Stakeholders did not hold back either. Land access issues, policy uncertainty, and VAT pressures on local raw material suppliers came up in sharp relief. In response, the President reportedly promised government intervention to stabilise land values and fast-track legal reforms.
On tax friction, he reportedly asked the industry players to submit concrete proposals for alternative relief measures.
Trade expansion also entered the spotlight, with discussions on widening free trade agreements and securing higher export quotas to unlock new markets. Meanwhile, a major reform milestone is approaching, with the National Single Window for Trade expected to become fully operational by the end of July, and its investment counterpart reportedly targeted for completion by year-end; an upgrade that could significantly speed up business processes by cutting through bureaucratic hurdles.
By the end of the meeting, industry representatives made one final request: to institutionalise the dialogue as a monthly forum, aimed at preventing issues from piling up into full-blown crises.
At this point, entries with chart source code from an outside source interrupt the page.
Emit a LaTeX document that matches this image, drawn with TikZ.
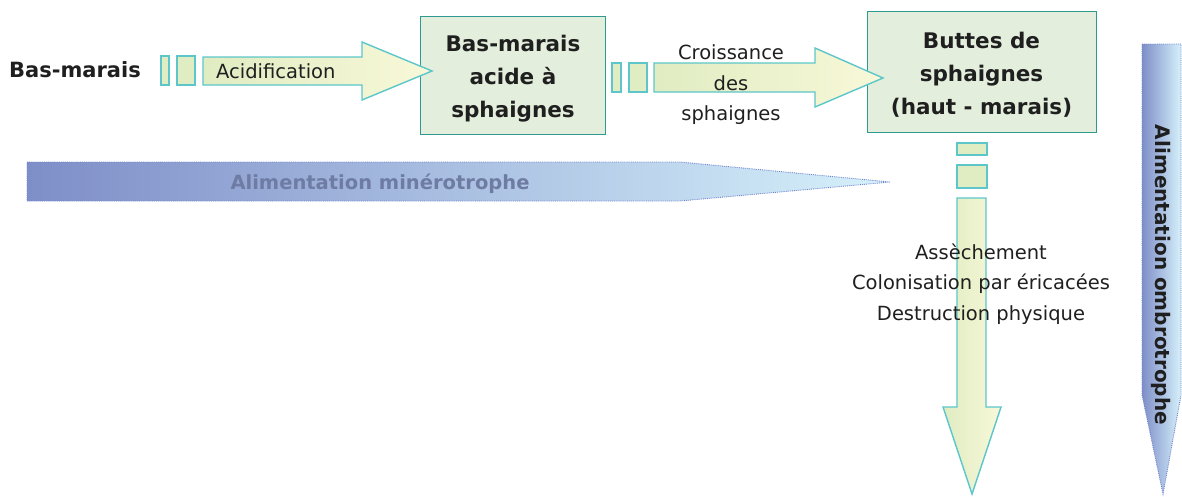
\documentclass[tikz,border=0pt]{standalone}
\usepackage{fontspec}
\setmainfont{DejaVu Sans}
\definecolor{arrowline}{HTML}{5CC6CA}
\definecolor{boxline}{HTML}{2E9A90}
\definecolor{boxfill}{HTML}{E3EEDC}
\definecolor{ylA}{HTML}{E0ECC2}
\definecolor{ylB}{HTML}{F8F8D8}
\definecolor{blueA}{HTML}{7E8EC8}
\definecolor{blueB}{HTML}{D6F1FB}
\definecolor{blueline}{HTML}{6F86CC}
\definecolor{greytext}{HTML}{6E7CA4}
\begin{document}
\begin{tikzpicture}[x=1pt,y=-1pt,
  yarrow/.style={draw=arrowline, line width=1.4pt, left color=ylA, right color=ylB, line join=miter},
  vyarrow/.style={draw=arrowline, line width=1.4pt, left color=ylA, right color=ylB, line join=miter},
  smallrect/.style={draw=arrowline, line width=1.4pt, fill=ylA},
  stagebox/.style={draw=boxline, line width=1pt, fill=boxfill, inner sep=0pt},
  boxtext/.style={align=center, inner sep=0pt, font=\bfseries\fontsize{21.5}{33}\selectfont, text=black!88},
  bluearrow/.style={draw=blueline, densely dotted, line width=0.9pt, left color=blueA, right color=blueB},
  lbl/.style={align=center, inner sep=0pt, font=\fontsize{19.5}{30.5}\selectfont, text=black!88},
  blbl/.style={inner sep=0pt, font=\bfseries\fontsize{21}{24}\selectfont, text=black!88}
]
\useasboundingbox (0,0) rectangle (1182,496);

% blue arrows
\path[bluearrow] (27,162) -- (680,162) -- (890,182) -- (680,201) -- (27,201) -- cycle;
\node[inner sep=0pt, font=\bfseries\fontsize{19.5}{24}\selectfont, text=greytext] (mino) at (380,184) {Alimentation minérotrophe};
\path[bluearrow] (1142,44) -- (1181,44) -- (1181,395) -- (1163,494) -- (1142,395) -- cycle;
\node[inner sep=0pt, rotate=-90, font=\bfseries\fontsize{20}{24}\selectfont, text=black!88] (ombro) at (1161,275) {Alimentation ombrotrophe};

% stage boxes
\node[stagebox, minimum width=185pt, minimum height=118pt] (b1) at (513,75) {};
\node[boxtext] (b1t) at (513,79) {Bas-marais\\acide à\\sphaignes};
\node[stagebox, minimum width=229pt, minimum height=121pt] (b2) at (981.5,71.5) {};
\node[boxtext] (b2t) at (981.5,74.5) {Buttes de\\sphaignes\\(haut - marais)};

% start label
\node[blbl, anchor=west] (b0) at (9,70) {Bas-marais};

% arrow 1
\path[smallrect] (161,56) rectangle (169,85);
\path[smallrect] (177,56) rectangle (195,85);
\path[yarrow] (203,57) -- (362,57) -- (362,42) -- (432,71) -- (362,100) -- (362,85) -- (203,85) -- cycle;
\node[lbl, anchor=west] (acid) at (216,71) {Acidification};

% arrow 2
\path[smallrect] (612,63) rectangle (621,92);
\path[smallrect] (629,63) rectangle (647,92);
\path[yarrow] (654,63) -- (815,63) -- (815,48) -- (883,78) -- (815,107) -- (815,92) -- (654,92) -- cycle;
\node[lbl] (crois) at (731,85) {Croissance\\des\\sphaignes};

% down arrow
\path[smallrect] (957,143) rectangle (987,155);
\path[smallrect] (957,165) rectangle (987,188);
\path[vyarrow] (957,198) -- (986,198) -- (986,407) -- (1001,407) -- (972,494) -- (943,407) -- (957,407) -- cycle;
\node[lbl] (deg) at (981,284) {Assèchement\\Colonisation par éricacées\\Destruction physique};
\end{tikzpicture}
\end{document}
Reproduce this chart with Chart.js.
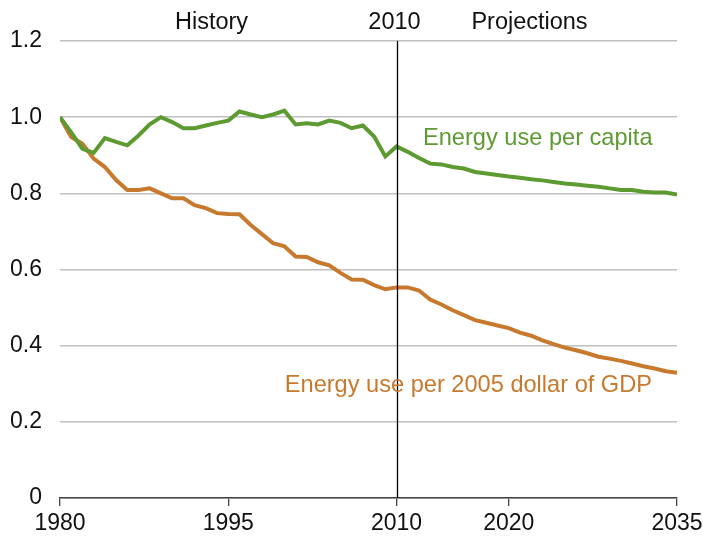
<!DOCTYPE html>
<html>
<head>
<meta charset="utf-8">
<script src="https://cdn.jsdelivr.net/npm/chart.js@4"></script>
<style>
  html, body { margin: 0; padding: 0; background: #fff; }
  #wrap { width: 703px; height: 537px; }
</style>
</head>
<body>
<div id="wrap"><canvas id="energyChart" width="703" height="537"></canvas></div>
<script>
// Energy use per capita and per 2005 dollar of GDP (index, 1980 = 1)
const years = [];
for (let y = 1980; y <= 2035; y++) years.push(y);

const perCapita = [
    1.0, 0.96, 0.917, 0.906, 0.945, 0.935, 0.926, 0.952, 0.981, 1.0,
    0.987, 0.971, 0.971, 0.978, 0.985, 0.991, 1.015, 1.007, 1.0, 1.007,
    1.017, 0.981, 0.984, 0.981, 0.991, 0.985, 0.971, 0.978, 0.949, 0.897,
    0.923, 0.909, 0.893, 0.878, 0.876, 0.869, 0.865, 0.856, 0.852, 0.848,
    0.844, 0.841, 0.837, 0.834, 0.83, 0.826, 0.823, 0.82, 0.817, 0.813,
    0.809, 0.809, 0.804, 0.802, 0.802, 0.797
];

const perGdp = [
    1.0, 0.948, 0.93, 0.891, 0.869, 0.835, 0.809, 0.809, 0.813, 0.8,
    0.787, 0.787, 0.769, 0.761, 0.748, 0.746, 0.745, 0.717, 0.693, 0.669,
    0.661, 0.634, 0.633, 0.619, 0.611, 0.591, 0.574, 0.573, 0.559, 0.548,
    0.553, 0.553, 0.545, 0.521, 0.508, 0.493, 0.48, 0.467, 0.46, 0.453,
    0.446, 0.434, 0.426, 0.414, 0.404, 0.395, 0.388, 0.38, 0.371, 0.366,
    0.36, 0.353, 0.346, 0.34, 0.333, 0.329
];

const xTicks = [1980, 1995, 2010, 2020, 2035];
const splitYear = 2010;

const GREEN = 'rgb(94, 154, 50)';
const BROWN = 'rgb(199, 121, 46)';
const FONT = '"Liberation Sans", Arial, sans-serif';

// vertical 2010 line plus the text annotations
const annotations = {
    id: 'annotations',
    afterDatasetsDraw(chart) {
        const { ctx, chartArea, scales: { x, y } } = chart;
        const xs = Math.round(x.getPixelForValue(splitYear)) + 0.5;
        ctx.save();
        ctx.strokeStyle = '#000';
        ctx.lineWidth = 1.3;
        ctx.beginPath();
        ctx.moveTo(xs, y.getPixelForValue(1.2));
        ctx.lineTo(xs, chartArea.bottom);
        ctx.stroke();

        ctx.font = '23.5px ' + FONT;
        ctx.fillStyle = '#111';
        ctx.textAlign = 'center';
        ctx.textBaseline = 'middle';
        const ty = chartArea.top - 18;
        ctx.fillText('History', xs - 186, ty);
        ctx.fillText('2010', xs - 3, ty);
        ctx.fillText('Projections', xs + 132, ty);

        ctx.font = '23.6px ' + FONT;
        ctx.textAlign = 'left';
        ctx.fillStyle = GREEN;
        ctx.fillText('Energy use per capita', 423, 138);
        ctx.textAlign = 'right';
        ctx.fillStyle = BROWN;
        ctx.fillText('Energy use per 2005 dollar of GDP', 652, 385);
        ctx.restore();
    }
};

new Chart(document.getElementById('energyChart').getContext('2d'), {
    type: 'line',
    data: {
        datasets: [{
            label: 'Energy use per capita',
            data: years.map((yr, i) => ({ x: yr, y: perCapita[i] })),
            borderColor: GREEN,
            borderWidth: 4,
            pointRadius: 0,
            tension: 0
        }, {
            label: 'Energy use per 2005 dollar of GDP',
            data: years.map((yr, i) => ({ x: yr, y: perGdp[i] })),
            borderColor: BROWN,
            borderWidth: 4,
            pointRadius: 0,
            tension: 0
        }]
    },
    options: {
        responsive: false,
        animation: false,
        layout: { padding: { top: 41, right: 26, left: 0, bottom: 0 } },
        plugins: {
            legend: { display: false },
            tooltip: { enabled: false }
        },
        scales: {
            x: {
                type: 'linear',
                min: 1980,
                max: 2035,
                afterBuildTicks: axis => { axis.ticks = xTicks.map(v => ({ value: v })); },
                afterFit: axis => {
                    axis.height = 39;
                    axis.paddingLeft = 0;
                    axis.paddingRight = 0;
                },
                ticks: {
                    color: '#111',
                    font: { family: FONT, size: 23 },
                    padding: 4,
                    maxRotation: 0,
                    autoSkip: false,
                    callback: v => String(v)
                },
                grid: { drawOnChartArea: false, color: '#444', lineWidth: 1.3, tickLength: 8 },
                border: { color: '#444', width: 1.5 }
            },
            y: {
                min: 0,
                max: 1.2,
                afterFit: axis => { axis.width = 60; },
                ticks: {
                    stepSize: 0.2,
                    color: '#111',
                    font: { family: FONT, size: 23 },
                    padding: 18,
                    callback: v => (v === 0 ? '0' : v.toFixed(1))
                },
                grid: { color: '#c0c0c0', lineWidth: 1.5, drawTicks: false },
                border: { display: false }
            }
        }
    },
    plugins: [annotations]
});
</script>
</body>
</html>
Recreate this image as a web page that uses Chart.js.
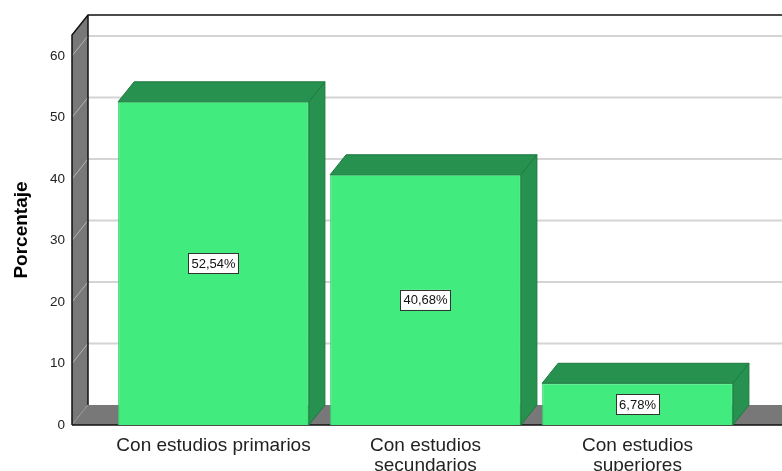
<!DOCTYPE html>
<html>
<head>
<meta charset="utf-8">
<script src="https://cdn.jsdelivr.net/npm/chart.js@4.4.1/dist/chart.umd.min.js"></script>
<style>
  html, body { margin: 0; padding: 0; background: #fff; }
</style>
</head>
<body>
<canvas id="chart" width="782" height="471"></canvas>
<script>
// Categories and values (percent)
const categories = [
  ['Con estudios primarios'],
  ['Con estudios', 'secundarios'],
  ['Con estudios', 'superiores'],
];
const percentages = [52.54, 40.68, 6.78];
const yTicks = [0, 10, 20, 30, 40, 50, 60];

// 3D depth offset
const DX = 16;
const DY = -20;

const FRONT = '#41eb7d';
const DARK  = '#27914f';
const EDGE  = '#1f7a40';
const WALL  = '#787878';
const GRID  = '#d4d4d4';
const FONT  = "'Liberation Sans', Arial, sans-serif";

const fmt = (v) => v.toFixed(2).replace('.', ',') + '%';

const threeD = {
  id: 'threeD',
  beforeDatasetsDraw(chart) {
    const { ctx, chartArea: a, scales: { y } } = chart;
    const W = chart.width;
    ctx.save();

    // back wall
    ctx.fillStyle = '#fff';
    ctx.fillRect(a.left + DX, a.top + DY, W - a.left - DX, a.bottom - a.top);

    // grid on back wall
    ctx.strokeStyle = GRID;
    ctx.lineWidth = 2;
    yTicks.forEach((v) => {
      if (v === 0) return;
      const py = y.getPixelForValue(v) + DY;
      ctx.beginPath();
      ctx.moveTo(a.left + DX, py);
      ctx.lineTo(W, py);
      ctx.stroke();
    });

    // left wall
    ctx.fillStyle = WALL;
    ctx.beginPath();
    ctx.moveTo(a.left, a.bottom);
    ctx.lineTo(a.left, a.top);
    ctx.lineTo(a.left + DX, a.top + DY);
    ctx.lineTo(a.left + DX, a.bottom + DY);
    ctx.closePath();
    ctx.fill();

    // diagonals on left wall
    ctx.strokeStyle = '#b4b4b4';
    ctx.lineWidth = 1;
    yTicks.forEach((v) => {
      const py = y.getPixelForValue(v);
      ctx.beginPath();
      ctx.moveTo(a.left, py);
      ctx.lineTo(a.left + DX, py + DY);
      ctx.stroke();
    });

    // floor
    ctx.fillStyle = WALL;
    ctx.beginPath();
    ctx.moveTo(a.left, a.bottom);
    ctx.lineTo(W + 20, a.bottom);
    ctx.lineTo(W + 20, a.bottom + DY);
    ctx.lineTo(a.left + DX, a.bottom + DY);
    ctx.closePath();
    ctx.fill();

    // outlines
    ctx.strokeStyle = '#111';
    ctx.lineWidth = 1.5;
    ctx.beginPath();
    ctx.moveTo(a.left, a.bottom);
    ctx.lineTo(a.left, a.top);
    ctx.lineTo(a.left + DX, a.top + DY);
    ctx.lineTo(W, a.top + DY);
    ctx.moveTo(a.left + DX, a.top + DY);
    ctx.lineTo(a.left + DX, a.bottom + DY);
    ctx.moveTo(a.left, a.bottom);
    ctx.lineTo(W, a.bottom);
    ctx.stroke();

    ctx.restore();
  },
  afterDatasetsDraw(chart) {
    const { ctx } = chart;
    const meta = chart.getDatasetMeta(0);
    ctx.save();
    ctx.fillStyle = DARK;
    ctx.strokeStyle = EDGE;
    ctx.lineWidth = 1;
    meta.data.forEach((bar) => {
      const { x, y, base, width } = bar.getProps(['x', 'y', 'base', 'width'], true);
      const l = x - width / 2, r = x + width / 2;
      // top face
      ctx.beginPath();
      ctx.moveTo(l, y);
      ctx.lineTo(r, y);
      ctx.lineTo(r + DX, y + DY);
      ctx.lineTo(l + DX, y + DY);
      ctx.closePath();
      ctx.fill();
      ctx.stroke();
      // side face
      ctx.beginPath();
      ctx.moveTo(r, y);
      ctx.lineTo(r + DX, y + DY);
      ctx.lineTo(r + DX, base + DY);
      ctx.lineTo(r, base);
      ctx.closePath();
      ctx.fill();
      ctx.stroke();
    });

    // value labels
    ctx.font = '13px ' + FONT;
    ctx.textAlign = 'center';
    ctx.textBaseline = 'middle';
    meta.data.forEach((bar, i) => {
      const { x, y, base } = bar.getProps(['x', 'y', 'base'], true);
      const cy = (y + base) / 2;
      const txt = fmt(percentages[i]);
      const w = ctx.measureText(txt).width + 6;
      const h = 20;
      ctx.fillStyle = '#fff';
      ctx.fillRect(x - w / 2, cy - h / 2, w, h);
      ctx.strokeStyle = '#333';
      ctx.lineWidth = 1;
      ctx.strokeRect(Math.round(x - w / 2) + 0.5, Math.round(cy - h / 2) + 0.5, Math.round(w), h);
      ctx.fillStyle = '#111';
      ctx.fillText(txt, x, cy + 1);
    });
    ctx.restore();
  },
};

new Chart(document.getElementById('chart'), {
  type: 'bar',
  data: {
    datasets: [{
      data: percentages.map((v, i) => ({ x: i, y: v })),
      backgroundColor: FRONT,
      borderColor: '#3ad371',
      borderWidth: 1,
      barPercentage: 1,
      categoryPercentage: 0.9,
    }],
  },
  options: {
    responsive: false,
    animation: false,
    layout: { padding: { top: 35, right: 16, left: 10, bottom: 0 } },
    plugins: { legend: { display: false }, tooltip: { enabled: false } },
    scales: {
      x: {
        type: 'linear',
        offset: false,
        min: -0.6675,
        max: 2.606,
        grid: { display: false, drawTicks: false, offset: false },
        border: { display: false },
        afterFit: (s) => { s.height = 46; },
        ticks: {
          stepSize: 1,
          includeBounds: false,
          maxRotation: 0,
          autoSkip: false,
          padding: 11,
          color: '#222',
          font: { family: FONT, size: 19, lineHeight: '20px' },
          callback: (v) => (Number.isInteger(v) && categories[v]) ? categories[v] : '',
        },
      },
      y: {
        min: 0,
        max: 63.4,
        grid: { display: false, drawTicks: false },
        border: { display: false },
        afterFit: (s) => { s.width = 62; },
        ticks: {
          stepSize: 10,
          includeBounds: false,
          padding: 7,
          color: '#222',
          font: { family: FONT, size: 13.5 },
        },
        title: {
          display: true,
          text: 'Porcentaje',
          color: '#000',
          padding: 0,
          font: { family: FONT, size: 19, weight: 'bold' },
        },
      },
    },
  },
  plugins: [threeD],
});
</script>
</body>
</html>
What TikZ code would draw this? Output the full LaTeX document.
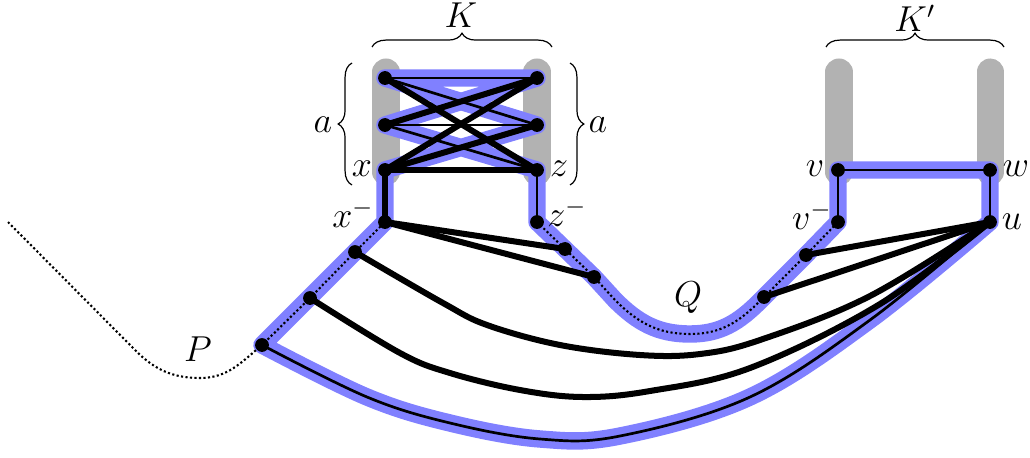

According to reports, the President agreed on the spot.
For Sri Lanka’s garment sector, the meeting delivered what it has long sought: access, attention and assurances; but whether those promises evolve into a defining turning point will hinge on execution, even as the sector enters the next phase with renewed momentum after apparel and textile exports climbed 7.96 per cent YoY to $394.14 million in May 2026, the strongest monthly performance of the year so far and a sign that demand across key export markets is finally rebounding after a difficult start to 2026.